And to all the people who were punting on the jarrah wearing out, cough up whenever you are ready to concede.

http://brewiki.org/RollerMill


----------



## roach (5/4/05)

sintax69 said:


> compared to $70US + $30US = $130AU for the CGM-2S cranknstein but dont quote me on the postage Iam waiting on a return email on that one
> 
> Has any one got one these 2s crainknstein if so what are they like I see its had to adjust do u really need that ???
> 
> ...


Hi Sintax,
I have a crankandstein 2s. I haven't bothered adjusting it and gives an excellent crush. You can adjust them, but it isn't something you can do on the fly in the middle of a crush. Personally for the money the 2s was a top buy, and crushes 5kg's in only a few minutes. If you are on a tight budget and will be using the mill a fair bit then the 2s is the way to go IMHO.

Cheers
Roach


----------



## nonicman (5/4/05)

Hi Sintax, I have a 2D which I adjusted when I first used it, ended up putting it back on the factory setting where it has stayed for the 3 brews it has been used with.


----------



## ausdb (5/4/05)

Ross said:


> yes please post some pics of the hopper mod - the marga i bought has the milling adjustment modified but not the hopper - any help from anyone in this department would be appreciated, as mechanical engineering isn't one of my hot points...
> [post="52734"][/post]​



I'll take some pics tonight, basically I got rid of the factory hopper completely

Ausdb


----------



## Dunkel_Boy (5/4/05)

Sosman,
They put jarrah in mallet heads for a reason... it's very tough stuff!
Love your work, I don't think i could be bothered doing that good a job... eccentric adjustment, roller bearings, having a steel shaft through wood, and cutting wood on my good metal lathe, don't think so.
Glad to hear it's working well.


----------



## Stagger (5/4/05)

Personal I like to make all my own gear for my brewery, I am a fitter and Machinist by trade and make things like that all day however I could not make one for under $100. If I was to put a price on mine it would be $300 plus. 
What I have read here $100 that cheap.


Stagger
:super:


----------



## pint of lager (5/4/05)

Sos, how is the jarrah holding up? And how many kilos have you put through it now?


----------



## sosman (5/4/05)

pint of lager said:


> Sos, how is the jarrah holding up? And how many kilos have you put through it now?
> [post="52873"][/post]​


I probably would have put through near 100kg of grain including wheat and roasted varieties. Holding up very well.


----------



## sosman (5/4/05)

Dunkel_Boy said:


> Love your work, I don't think i could be bothered doing that good a job... eccentric adjustment, roller bearings, having a steel shaft through wood, and cutting wood on my good metal lathe, don't think so.
> Glad to hear it's working well.
> [post="52844"][/post]​


Believe it or not, I figured the eccentric adjustment was the easiest to construct - I didn't even use the 4 jaw chuck, just a spacer on the one of the 3 jaws. The ball bearings were inexpensive, the length of Jarrah cost me $10, the Ally plate $5. A few dollars for bits of steel and nuts etc, probably cost me no more than $70 in materials.

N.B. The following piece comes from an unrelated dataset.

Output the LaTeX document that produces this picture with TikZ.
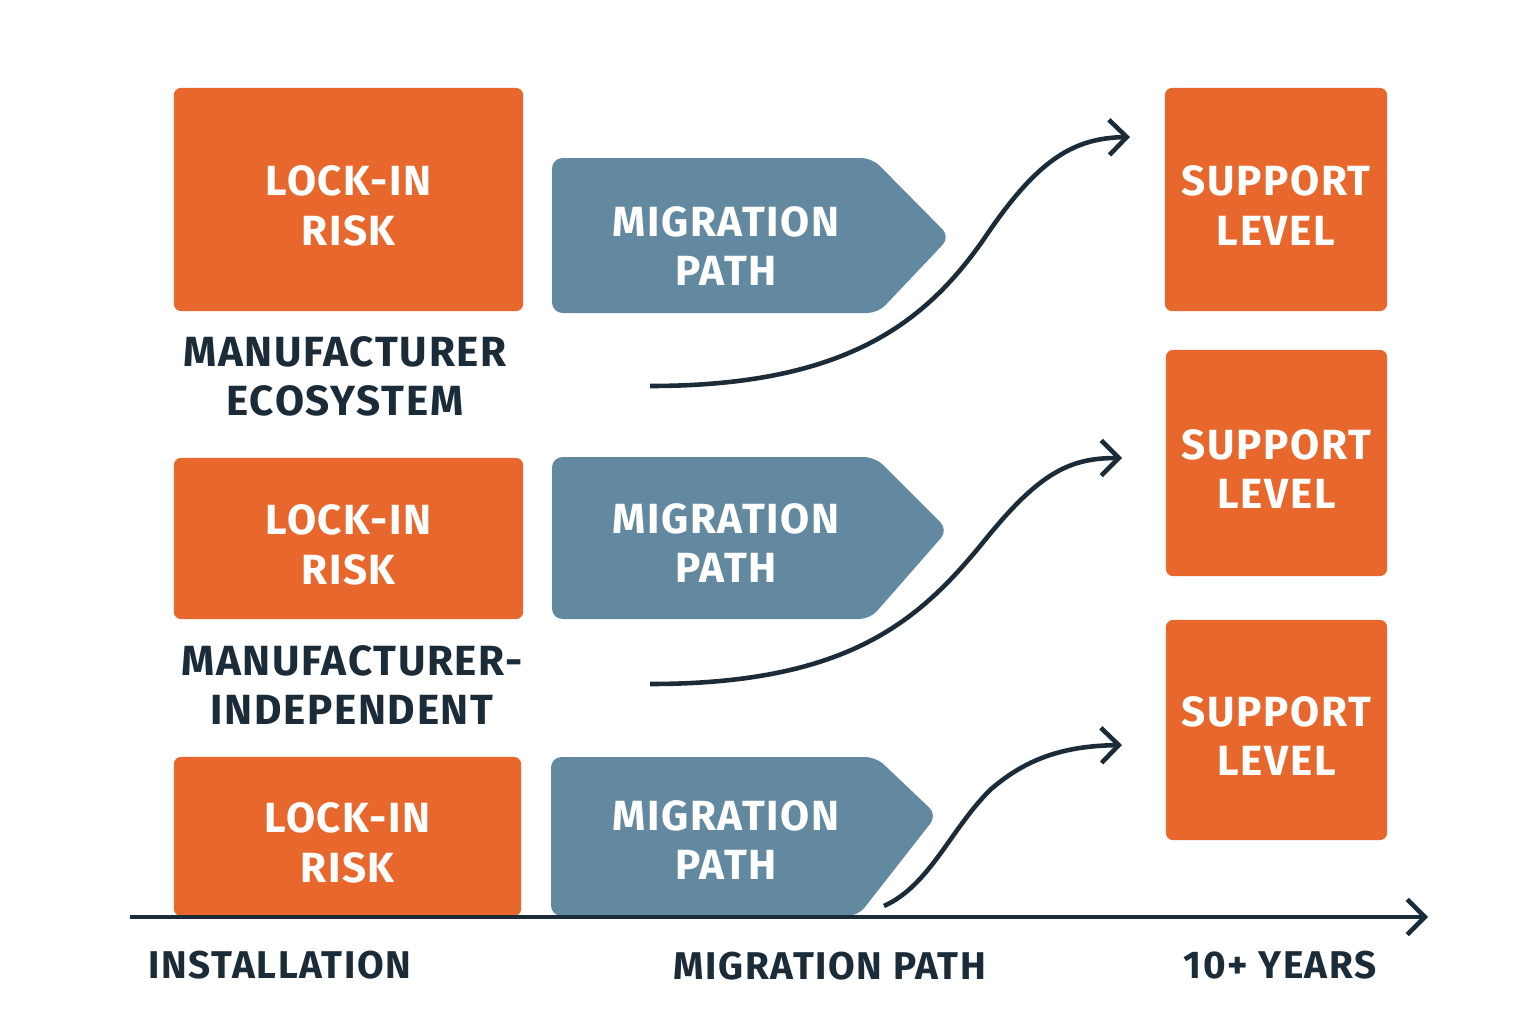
\documentclass[tikz,border=0pt]{standalone}
\usepackage{fontspec}
\setmainfont{Fira Sans}[LetterSpace=4]
\usetikzlibrary{arrows.meta}
\definecolor{lockorange}{HTML}{E8672C}
\definecolor{pathblue}{HTML}{6289A0}
\definecolor{inkdark}{HTML}{1C2B38}

\begin{document}
\begin{tikzpicture}[x=0.01cm, y=-0.01cm,
	every node/.style={font=\bfseries\fontsize{12}{14}\selectfont, align=center},
	box/.style={fill=lockorange, text=white, rounded corners=2pt, inner sep=0pt, text height=26pt, text depth=0pt},
	chev/.style={fill=pathblue, rounded corners=3pt},
	lbl/.style={text=inkdark},
	axlbl/.style={text=inkdark, font=\bfseries\fontsize{11}{13}\selectfont},
	flow/.style={line width=1.3pt, inkdark, -{Straight Barb[length=5pt, width=10pt]}}]
	\useasboundingbox (0,0) rectangle (1536,1024);
	\node[box, minimum width=3.49cm, minimum height=2.23cm] (r1) at (348.5,199.5) {LOCK-IN\\RISK};
	\node[box, minimum width=3.49cm, minimum height=1.61cm] (r2) at (348.5,538.5) {LOCK-IN\\RISK};
	\node[box, minimum width=3.47cm, minimum height=1.59cm] (r3) at (347.5,836.5) {LOCK-IN\\RISK};
	\fill[chev] (552,158) -- (872,158) -- (950,237) -- (878,313) -- (552,313) -- cycle;
	\fill[chev] (552,457) -- (875,457) -- (948,530) -- (870,619) -- (552,619) -- cycle;
	\fill[chev] (551,757) -- (876,757) -- (937,815) -- (858,916) -- (551,916) -- cycle;
	\node[white] (m1) at (726,246) {MIGRATION\\PATH};
	\node[white] (m2) at (726,543) {MIGRATION\\PATH};
	\node[white] (m3) at (726,840) {MIGRATION\\PATH};
	\node[box, minimum width=2.22cm, minimum height=2.23cm] (s1) at (1276,199.5) {SUPPORT\\LEVEL};
	\node[box, minimum width=2.21cm, minimum height=2.26cm] (s2) at (1276.5,463) {SUPPORT\\LEVEL};
	\node[box, minimum width=2.21cm, minimum height=2.20cm] (s3) at (1276.5,730) {SUPPORT\\LEVEL};
	\node[lbl] (e1) at (345,376) {MANUFACTURER\\ECOSYSTEM};
	\node[lbl] (e2) at (352,685) {MANUFACTURER-\\INDEPENDENT};
	\coordinate (c1) at (650,386);
	\coordinate (t1) at (1130,137);
	\coordinate (c2) at (650,684);
	\coordinate (t2) at (1122,458);
	\coordinate (c3) at (884,906);
	\coordinate (t3) at (1122,745);
	\draw[flow] (c1) .. controls (850,386) and (930,320) .. (990,230) .. controls (1040,158) and (1075,138) .. (t1);
	\draw[flow] (c2) .. controls (850,684) and (920,620) .. (985,540) .. controls (1040,472) and (1070,458) .. (t2);
	\draw[flow] (c3) .. controls (930,885) and (950,830) .. (990,790) .. controls (1030,755) and (1070,746) .. (t3);
	\coordinate (a0) at (130,917);
	\coordinate (a1) at (1428,917);
	\draw[line width=1.3pt, inkdark, -{Straight Barb[length=5pt, width=10pt]}] (a0) -- (a1);
	\node[axlbl] (x1) at (280,965) {INSTALLATION};
	\node[axlbl] (x2) at (830,966) {MIGRATION PATH};
	\node[axlbl] (x3) at (1280,965) {10+ YEARS};
\end{tikzpicture}
\end{document}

The jarrah "swarf" was no problem to clean up from the lathe. In fact I am thinking of making a rest and buying a few wood working tools.


----------



## johnno (5/4/05)

sosman said:


> In fact I am thinking of making a rest and buying a few word working tools.
> [post="52894"][/post]​



Can I be the first to put my hand up if you are considering starting to sell them sosman.
After crushing the grain at your place I was very impressed with your mill.


cheers
johnno


----------



## Dunkel_Boy (5/4/05)

Hmmm, very interesting... I was mostly worried about the swarf (love that word). I guess working from left to right would be a good idea so that deck doesn't get any sawdust caught in it.

My plan was to get a 200-300mm x 80mm round bar of mild steel, and basically cut down both ends into an axle (one end longer than the other so I can put it in my drill chuck). This would leave the middle 150-250mm untouched, and I'd attack that with the knurler or anything else dangerous that was lying around.
This would mount on sleeve/roller bearings on the wooden chassis, and the crush plate would be a bit of 1/2" ply with some 2mm thick SS glued to it. Pivot point will be below/past the tangent of the roller, with adjustment done by moving the entire crush plate 20-30mm each way. The crush plate will be probably 200mm x width of roller, with adjustment done pivoting the crush plate and locking the nuts at the top of the crush plate. The other half of the hopped will be fixed, and probably cut to sit as close to the roller as possible, at whatever angle I desire.


----------



## sosman (5/4/05)

Dunkel_Boy said:


> Hmmm, very interesting... I was mostly worried about the swarf (love that word). I guess working from left to right would be a good idea so that deck doesn't get any sawdust caught in it.
> 
> My plan was to get a 200-300mm x 80mm round bar of mild steel, and basically cut down both ends into an axle (one end longer than the other so I can put it in my drill chuck). This would leave the middle 150-250mm untouched, and I'd attack that with the knurler or anything else dangerous that was lying around.
> This would mount on sleeve/roller bearings on the wooden chassis, and the crush plate would be a bit of 1/2" ply with some 2mm thick SS glued to it. Pivot point will be below/past the tangent of the roller, with adjustment done by moving the entire crush plate 20-30mm each way. The crush plate will be probably 200mm x width of roller, with adjustment done pivoting the crush plate and locking the nuts at the top of the crush plate. The other half of the hopped will be fixed, and probably cut to sit as close to the roller as possible, at whatever angle I desire.
> [post="52897"][/post]​


If you are going to go to the effort of making a mill - you should seriously consider a two roller design.

If my jarrah roller were to ever wear out - I would be tempted to make a replacement set from concrete.


----------



## sosman (5/4/05)

johnno said:


> Can I be the first to put my hand up if you are considering starting to sell them sosman.
> After crushing the grain at your place I was very impressed with your mill.
> [post="52896"][/post]​


You can be the first to know. Don't hold your breath though.


----------



## Dunkel_Boy (5/4/05)

I forgot to mention I'm coating the mild steel in POR-15, a rust preventative etchant.

Two roller would be nice, and I have a good design, but I want to try the single-roller design. The good news is that if it doesn't work I can just make another roller and modify the driving one if necessary. Will probably do your trick using o-rings to drive the secondary roller.


----------



## sintax69 (6/4/05)

Thaks guys on your replie re the cranknstein just found out it is $28 postage so I am off there now to place an order

sintax


----------



## voota (16/4/05)

sintax, which cranknstein did you decide to buy? 
,voota


----------



## sintax69 (16/4/05)

I final ordered the 2S model the cheapest one he had($129au to the door), just waiting on the post now he sent it of friday morning .Like all the other post say you cant complain about this guy he has been great so far prompt with email etc no BS with him he told me out right that he would have a 5day wait before he even started on it . I like that rather than yes sir its in our system BS.

just waiting now ... was that the postie.... ooh ooh no dam

sintax


----------



## big d (16/4/05)

labour 
$50-60/hour +.
hope mates rates apply other wise cheap mills go out the window once mass produced.

thats my bummer for the night  

cheers
d


----------